Alternative Solution: just use one thread
- However, we still want to be able to wait for events.
- This approach is called event driven programming.
Example:
0 while (true) {
1 wait_for_event(e);
2 e->handler;
3 }
- Key Idea: the handlers themselves can not wait
- only part of the system that waits is
wait_for_event(e)
- Fundamental Property: the handler has to be fast enough so processes do not have to wait long for others
Positive (+)
- No locks
- No deadlock
- No bugs (that arise from deadlocking)
Negative (-)
- Handlers are restricted (we may be forced to break handelers)
- Can not scale via multithreading, so we are forced to scale via multiprocess or multisystem
Hardware Lock Elision
- One major problem with spin locking is that too much CPU time is spent waiting for the locks to lock/unlock.
- Solution: Get hardware support in order to get the effects of spin locks without using spin locks
Example Code:
0 lock:
1 movl $1, %eax
2 try:
3 xacquire lock xchgl %eax, lockvar
4 cmp $0, %eax
5 jnz try
6 ret
7 unlock:
8 xrelease movl $0, lockvar
9 ret
- The
xacquire
prefix allows optimistic execution of a critical section by eliding the lock, so the lock appears free to other threads.
- The
xrelease
prefix lets us check if the lock was actually obtained. If it wasn't, then the previous operations are undone and are tried again.
File System Performance Ideas
Below are some ideas that can be used to enhance a file system's performance:
Striping
Assign a piece of file on to each disk, so we can read in parallel
Distributed Metadata
- metadata = info about file location, ownership, timestamp, etc.
- Every node will contain metadata about the entire file system
- Each node effectively becomes a master node for the system
Efficient Directory Indexing
- If a directory contains over 10,000,000 files, there will need to be an efficient internal data structure, such as a B+ tree.
Partition Awareness
- Ideally, the file system will spread over the cloud
- Occasionally there will be network partition (as a result of accidents)
- If you are accessing smaller side, there will be only read only access
- if you are accessing the larger side, you can both read and write.

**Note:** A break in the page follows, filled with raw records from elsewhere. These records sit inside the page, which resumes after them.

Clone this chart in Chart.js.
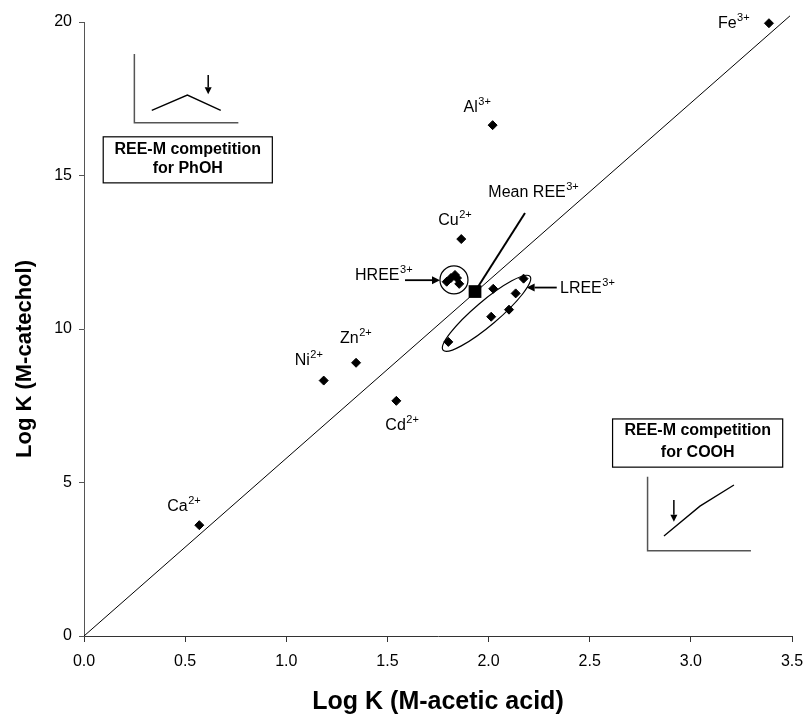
<!DOCTYPE html>
<html>
<head>
<meta charset="utf-8">
<script src="https://cdn.jsdelivr.net/npm/chart.js@4.4.1/dist/chart.umd.min.js"></script>
<style>
  html, body { margin: 0; padding: 0; background: #fff; }
</style>
</head>
<body>
<canvas id="chart" width="806" height="718"></canvas>
<script>
// Data
const ionNames = ['Ca', 'Ni', 'Zn', 'Cd', 'Cu', 'Al', 'Fe'];
const ionCharges = ['2+', '2+', '2+', '2+', '2+', '3+', '3+'];
const ionAcetic = [0.57, 1.185, 1.345, 1.544, 1.865, 2.02, 3.386];
const ionCatechol = [3.61, 8.32, 8.90, 7.66, 12.93, 16.64, 19.96];

const hreeAcetic = [1.793, 1.814, 1.834, 1.844, 1.855];
const hreeCatechol = [11.54, 11.66, 11.76, 11.66, 11.47];

const lreeAcetic = [1.801, 2.013, 2.023, 2.101, 2.134, 2.173];
const lreeCatechol = [9.58, 10.40, 11.31, 10.63, 11.16, 11.64];

const meanReeAcetic = [1.933];
const meanReeCatechol = [11.22];

// 1:1 reference line
const unityAcetic = [0, 3.49];
const unityCatechol = [0, 20.2];

const xTickValues = [0, 0.5, 1, 1.5, 2, 2.5, 3, 3.5];
const yTickValues = [0, 5, 10, 15, 20];

const FONT = "'Liberation Sans', Arial, Helvetica, sans-serif";
Chart.defaults.font.family = FONT;
Chart.defaults.color = '#000';

function toPoints(xs, ys) {
    return xs.map(function (v, i) { return { x: v, y: ys[i] }; });
}

// label offsets (px) from each ion point: [dx, dy] to left/baseline of text
const ionLabelOffsets = {
    Ca: [-32, -14], Ni: [-29, -16], Zn: [-16, -20], Cd: [-11, 29],
    Cu: [-23, -14], Al: [-29, -13], Fe: [-51, 5]
};

// annotation layout, in axis units
const notes = {
    hreeCircle: { x: 1.829, y: 11.60, r: 14 },
    lreeEllipse: { x: 1.990, y: 10.51, a: 57, b: 12, angle: -40.3 },
    meanPointer: [[1.933, 11.22], [2.180, 13.78]],
    hreeArrow: [[1.587, 11.59], [1.760, 11.59]],
    lreeArrow: [[2.337, 11.35], [2.188, 11.35]],
    hreeText: [1.340, 11.60],
    lreeText: [2.353, 11.16],
    meanText: [1.999, 14.31],
    phoh: {
        box: [0.095, 16.26, 0.931, 14.76], text: [0.513, 15.83, 15.21],
        axis: [0.249, 18.96, 16.72, 0.763],
        curve: [[0.335, 17.12], [0.511, 17.62], [0.676, 17.12]],
        arrow: [0.614, 18.27, 17.65]
    },
    cooh: {
        box: [2.613, 7.07, 3.454, 5.50], text: [3.034, 6.68, 5.98],
        axis: [2.786, 5.19, 2.78, 3.297],
        curve: [[2.867, 3.26], [3.045, 4.23], [3.213, 4.92]],
        arrow: [2.916, 4.43, 3.72]
    }
};

function drawSupLabel(ctx, base, sup, x, y) {
    ctx.save();
    ctx.fillStyle = '#000';
    ctx.textAlign = 'left';
    ctx.textBaseline = 'alphabetic';
    ctx.font = '16px ' + FONT;
    ctx.fillText(base, x, y);
    const w = ctx.measureText(base).width;
    ctx.font = '11px ' + FONT;
    ctx.fillText(sup, x + w + 0.5, y - 7);
    ctx.restore();
}

function drawArrow(ctx, x1, y1, x2, y2, head) {
    const a = Math.atan2(y2 - y1, x2 - x1);
    const bx = x2 - head * Math.cos(a), by = y2 - head * Math.sin(a);
    const hw = head * 0.5;
    ctx.beginPath();
    ctx.moveTo(x1, y1);
    ctx.lineTo(bx, by);
    ctx.stroke();
    ctx.beginPath();
    ctx.moveTo(x2, y2);
    ctx.lineTo(bx + hw * Math.sin(a), by - hw * Math.cos(a));
    ctx.lineTo(bx - hw * Math.sin(a), by + hw * Math.cos(a));
    ctx.closePath();
    ctx.fill();
}

function drawInset(ctx, px, py, inset, line1, line2) {
    const b = inset.box;
    ctx.save();
    ctx.strokeStyle = '#000';
    ctx.fillStyle = '#000';
    ctx.lineWidth = 1.2;
    ctx.strokeRect(px(b[0]), py(b[1]), px(b[2]) - px(b[0]), py(b[3]) - py(b[1]));
    ctx.font = 'bold 16px ' + FONT;
    ctx.textAlign = 'center';
    ctx.textBaseline = 'middle';
    ctx.fillText(line1, px(inset.text[0]), py(inset.text[1]));
    ctx.fillText(line2, px(inset.text[0]), py(inset.text[2]));

    // small schematic axes
    const ax = inset.axis;
    ctx.strokeStyle = '#555';
    ctx.lineWidth = 1.5;
    ctx.beginPath();
    ctx.moveTo(px(ax[0]), py(ax[1]));
    ctx.lineTo(px(ax[0]), py(ax[2]));
    ctx.lineTo(px(ax[3]), py(ax[2]));
    ctx.stroke();

    ctx.strokeStyle = '#000';
    ctx.lineWidth = 1.3;
    ctx.beginPath();
    inset.curve.forEach(function (p, i) {
        if (i === 0) ctx.moveTo(px(p[0]), py(p[1]));
        else ctx.lineTo(px(p[0]), py(p[1]));
    });
    ctx.stroke();

    const ar = inset.arrow;
    ctx.lineWidth = 1.5;
    drawArrow(ctx, px(ar[0]), py(ar[1]), px(ar[0]), py(ar[2]), 7);
    ctx.restore();
}

const annotationPlugin = {
    id: 'annotations',
    afterDatasetsDraw: function (chart) {
        const ctx = chart.ctx;
        const px = function (v) { return chart.scales.x.getPixelForValue(v); };
        const py = function (v) { return chart.scales.y.getPixelForValue(v); };

        // ion labels
        ionNames.forEach(function (name, i) {
            const off = ionLabelOffsets[name];
            drawSupLabel(ctx, name, ionCharges[i], px(ionAcetic[i]) + off[0], py(ionCatechol[i]) + off[1]);
        });

        ctx.save();
        ctx.strokeStyle = '#000';
        ctx.fillStyle = '#000';

        // circle round HREE
        ctx.lineWidth = 1.2;
        ctx.beginPath();
        ctx.arc(px(notes.hreeCircle.x), py(notes.hreeCircle.y), notes.hreeCircle.r, 0, Math.PI * 2);
        ctx.stroke();

        // ellipse round LREE
        const el = notes.lreeEllipse;
        ctx.beginPath();
        ctx.ellipse(px(el.x), py(el.y), el.a, el.b, el.angle * Math.PI / 180, 0, Math.PI * 2);
        ctx.stroke();

        // pointer to mean REE
        const mp = notes.meanPointer;
        ctx.lineWidth = 2;
        ctx.beginPath();
        ctx.moveTo(px(mp[0][0]), py(mp[0][1]));
        ctx.lineTo(px(mp[1][0]), py(mp[1][1]));
        ctx.stroke();

        // arrows
        ctx.lineWidth = 1.8;
        const ha = notes.hreeArrow, la = notes.lreeArrow;
        drawArrow(ctx, px(ha[0][0]), py(ha[0][1]), px(ha[1][0]), py(ha[1][1]), 8);
        drawArrow(ctx, px(la[0][0]), py(la[0][1]), px(la[1][0]), py(la[1][1]), 8);
        ctx.restore();

        drawSupLabel(ctx, 'HREE', '3+', px(notes.hreeText[0]), py(notes.hreeText[1]));
        drawSupLabel(ctx, 'LREE', '3+', px(notes.lreeText[0]), py(notes.lreeText[1]));
        drawSupLabel(ctx, 'Mean REE', '3+', px(notes.meanText[0]), py(notes.meanText[1]));

        drawInset(ctx, px, py, notes.phoh, 'REE-M competition', 'for PhOH');
        drawInset(ctx, px, py, notes.cooh, 'REE-M competition', 'for COOH');
    },
    afterDraw: function (chart) {
        // y axis title, drawn by hand so it can sit a bit below centre
        const ctx = chart.ctx;
        ctx.save();
        ctx.translate(25, 359);
        ctx.rotate(-Math.PI / 2);
        ctx.font = 'bold 22px ' + FONT;
        ctx.fillStyle = '#000';
        ctx.textAlign = 'center';
        ctx.textBaseline = 'middle';
        ctx.fillText('Log K (M-catechol)', 0, 0);
        ctx.restore();
    }
};

const markerStyle = {
    pointStyle: 'rectRot',
    pointRadius: 4.5,
    pointBackgroundColor: '#000',
    pointBorderColor: '#000',
    pointBorderWidth: 1,
    showLine: false,
    clip: false
};

new Chart(document.getElementById('chart'), {
    type: 'scatter',
    data: {
        datasets: [
            Object.assign({ label: 'Metals', data: toPoints(ionAcetic, ionCatechol) }, markerStyle),
            Object.assign({ label: 'HREE', data: toPoints(hreeAcetic, hreeCatechol) }, markerStyle),
            Object.assign({ label: 'LREE', data: toPoints(lreeAcetic, lreeCatechol) }, markerStyle),
            {
                label: 'Mean REE',
                data: toPoints(meanReeAcetic, meanReeCatechol),
                pointStyle: 'rect',
                pointRadius: 9,
                pointBackgroundColor: '#000',
                pointBorderColor: '#000',
                pointBorderWidth: 0
            },
            {
                label: '1:1',
                data: toPoints(unityAcetic, unityCatechol),
                showLine: true,
                borderColor: '#000',
                borderWidth: 1,
                pointRadius: 0,
                clip: false
            }
        ]
    },
    options: {
        responsive: false,
        animation: false,
        layout: { padding: { top: 22, right: 14, left: 0, bottom: 0 } },
        plugins: {
            legend: { display: false },
            tooltip: { enabled: false }
        },
        scales: {
            x: {
                type: 'linear',
                min: 0,
                max: 3.5,
                afterBuildTicks: function (s) { s.ticks = xTickValues.map(function (v) { return { value: v }; }); },
                afterFit: function (s) { s.height = 82; s.paddingLeft = 0; s.paddingRight = 0; },
                ticks: {
                    font: { size: 16 },
                    color: '#000',
                    padding: 10,
                    maxRotation: 0,
                    callback: function (v) { return Number(v).toFixed(1); }
                },
                grid: { drawOnChartArea: false, drawTicks: true, tickLength: 6, color: '#333' },
                border: { color: '#333', width: 1 },
                title: {
                    display: true,
                    text: 'Log K (M-acetic acid)',
                    font: { size: 25, weight: 'bold' },
                    color: '#000',
                    padding: { top: 0, bottom: 1 }
                }
            },
            y: {
                type: 'linear',
                min: 0,
                max: 20,
                afterBuildTicks: function (s) { s.ticks = yTickValues.map(function (v) { return { value: v }; }); },
                afterFit: function (s) { s.width = 84; s.paddingTop = 0; s.paddingBottom = 0; },
                ticks: {
                    font: { size: 16 },
                    color: '#000',
                    padding: 7
                },
                grid: { drawOnChartArea: false, drawTicks: true, tickLength: 5, color: '#555' },
                border: { color: '#555', width: 1 }
            }
        }
    },
    plugins: [annotationPlugin]
});
</script>
</body>
</html>
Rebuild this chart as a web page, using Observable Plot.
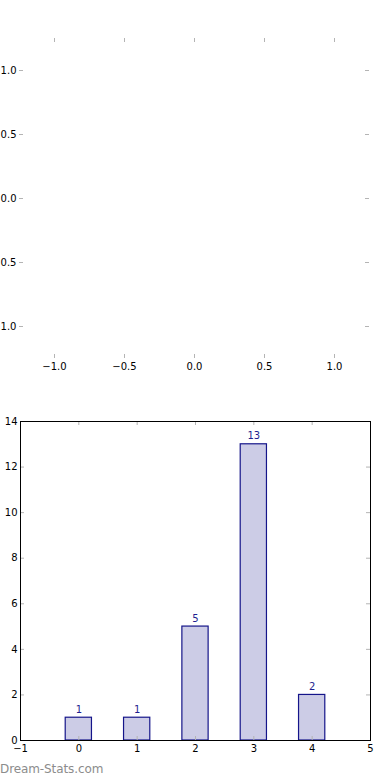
<!DOCTYPE html>
<html>
<head>
<meta charset="utf-8">
<script src="https://cdn.jsdelivr.net/npm/d3@7"></script>
<script src="https://cdn.jsdelivr.net/npm/@observablehq/plot@0.6"></script>
<style>
  html, body { margin: 0; padding: 0; background: #fff; }
  body { width: 390px; height: 780px; position: relative; overflow: hidden; font-family: "DejaVu Sans", sans-serif; }
  #top { position: absolute; left: 0; top: 0; }
  #bottom { position: absolute; left: 0; top: 380px; }
  #wm { position: absolute; left: 0; top: 762px; font-size: 12px; color: #8c8c8c; font-family: "DejaVu Sans", sans-serif; letter-spacing: -0.1px; }
</style>
</head>
<body>
<div id="top"></div>
<div id="bottom"></div>
<div id="wm">Dream-Stats.com</div>
<script>
// ---- data ----
const topXTicks = [-1.0, -0.5, 0.0, 0.5, 1.0];
const topYTicks = [-1.0, -0.5, 0.0, 0.5, 1.0];
const categories = [0, 1, 2, 3, 4];
const counts = [1, 1, 5, 13, 2];
const barXTicks = [-1, 0, 1, 2, 3, 4, 5];
const barYTicks = [0, 2, 4, 6, 8, 10, 12, 14];

const bars = categories.map((c, i) => ({x: c, count: counts[i]}));

const tickColor = "#b4b4b4";
const fontStyle = {fontFamily: "DejaVu Sans, sans-serif", fontSize: "10px", color: "#000", background: "transparent", overflow: "visible"};

// ---- top (empty) chart ----
{
  const W = 390, H = 380, mL = 19, mR = 21, mT = 38, mB = 22;
  const fw = W - mL - mR, fh = H - mT - mB;
  const p = Plot.plot({
    width: W, height: H,
    marginLeft: mL, marginRight: mR, marginTop: mT, marginBottom: mB,
    style: fontStyle,
    x: {domain: [-1.25, 1.25]},
    y: {domain: [-1.25, 1.25]},
    marks: [
      Plot.axisX(topXTicks, {anchor: "bottom", tickSize: 0, tickPadding: 4, tickFormat: d3.format(".1f"), label: null, fill: "#000"}),
      Plot.axisY(topYTicks, {anchor: "left", tickSize: 0, tickPadding: 3, tickFormat: d3.format(".1f"), label: null, fill: "#000"}),
      Plot.tickX(topXTicks, {x: d => d, insetTop: fh - 4, stroke: tickColor}),
      Plot.tickX(topXTicks, {x: d => d, insetBottom: fh - 4, stroke: tickColor}),
      Plot.tickY(topYTicks, {y: d => d, insetRight: fw - 4, stroke: tickColor}),
      Plot.tickY(topYTicks, {y: d => d, insetLeft: fw - 4, stroke: tickColor})
    ]
  });
  document.getElementById("top").appendChild(p);
}

// ---- bottom (bar) chart ----
{
  const W = 390, H = 380, mL = 20, mR = 20, mT = 41, mB = 20;
  const fw = W - mL - mR, fh = H - mT - mB;
  const half = 0.225;
  const p = Plot.plot({
    width: W, height: H,
    marginLeft: mL, marginRight: mR, marginTop: mT, marginBottom: mB,
    style: fontStyle,
    x: {domain: [-1, 5]},
    y: {domain: [0, 14]},
    marks: [
      Plot.rectY(bars, {x1: d => d.x - half, x2: d => d.x + half, y1: 0, y2: "count", fill: "#ccccE6", stroke: "#15158a", strokeWidth: 1.2}),
      Plot.text(bars, {x: "x", y: "count", text: d => String(d.count), dy: -8, fill: "#1f1f90", fontSize: 10}),
      Plot.tickX(barXTicks, {x: d => d, insetTop: fh - 4, stroke: tickColor}),
      Plot.tickX(barXTicks, {x: d => d, insetBottom: fh - 4, stroke: tickColor}),
      Plot.tickY(barYTicks, {y: d => d, insetRight: fw - 4, stroke: tickColor}),
      Plot.tickY(barYTicks, {y: d => d, insetLeft: fw - 4, stroke: tickColor}),
      Plot.frame({stroke: "#000", strokeWidth: 1}),
      Plot.axisX(barXTicks, {anchor: "bottom", tickSize: 0, tickPadding: 4, tickFormat: d3.format("d"), label: null, fill: "#000"}),
      Plot.axisY(barYTicks, {anchor: "left", tickSize: 0, tickPadding: 3, tickFormat: d3.format("d"), label: null, fill: "#000"})
    ]
  });
  document.getElementById("bottom").appendChild(p);
}
</script>
</body>
</html>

- Basically, the largest partition stays live
File System Staying Live During Maintenence
- Upgrading, adding files, removing files, etc. will not affect whether the system is still functioning
Performance Metrics For File Systems
Performance metrics:
- Latency - delay from request to response
- Throughput - rate of request completions
- Utilizations - function of capacity doing useful work (CPU, bus bandwidth)
Example: Assume a system with these characteristics:
- CPU cycle time = 1 nanosecond
- Program Input/Output (PIO) = 1000 cycles = 1 microsecond
- Sending a command to SSD (Secondary Storage Device) = 5 PIOs = 5 microseconds
- SSD Latency = 50 microseconds
- Computation per buffer = 5 microseconds
- Reading 40 bytes from SSD = 40 PIOs = 40 microseconds
- Blocking overhead = 50 microseconds
Basic busy wait + polling approach for reading:
for(;;) {
0 char buf[40];
1 read 40 bytes from SSD to buf;
2 compute(buf+i*40);
3 }
Latency: (microseconds)
Sending command to SSD |
5 |
SSD latency |
50 |
Read latency |
40 |
Computation |
5 |
Total |
100 |
- Throughput = 1/latency = 10,000 requests/second
- Utilization: 5/100 = 5%
- This is okay, but we can definitely go faster!
Below are different ideas for speedup:
Batching
Basic Idea: grabbing bigger blocks of data (bigger buffer)
0 for (;;) {
1 char buf[840];
2 read 840 bytes from SSD into buf;
3 for (i=0; i<21; i++)
4 compute(buf+i*40);
5 }
Latency:
Sending to SSD |
5 |
SSD latency |
50 |
Read latency |
21 * 40 = 840 |
Computation |
21 * 5 = 105 |
Total |
1000 |
- Throughput = 21/1microsecond = 21,000 req/sec
- Utilization: 105/1000 = 10.5%
Interrupts
0 for (;;) {
1 block_until_interrupt;
2 do
3 handle_interrupt;
4 while (!ready)
5 }
Latency:
Send to SSD |
5 |
Blocking |
50 |
Handling |
5 |
Read latency |
40 |
Computation |
5 |
Total |
106 |
- Throughput = 1/50 microsecond = 17,657 req/sec
- Utilization: 5/56 = 8.9%
DMA (Direct Memory Access)
0 while(1) {
1 write command to disk;
2 block until interrupt;
3 check disk if ready;
4 compute;
5 }
Latency:
Blocking |
50 |
Handling |
5 |
Checking if ready |
1 |
Computation |
5 |
Total |
61 |
- Throughput = 1/11 microsecond= 91,000 req/sec
- Utilization: 5/11 = 45%
However, we can give up on interupts and just use the polling approach.
DMA + Polling
0 while(1) {
1 write command to disk;
2 while (DMA slots are not ready)
3 schedule;
4 check disk if ready;
5 compute;
6 }
Latency:
Blocking (scheduling) |
50 |
Checking if ready |
1 |
Computation |
5 |
Total |
56 |
- Throughput = 1/6 microsecond= 1666,666 req/sec
- Utilization: 5/6 = 84%
We can see that the utilization rate is extremely high for DMA with polling. Consquently, this is one of the more popular methods!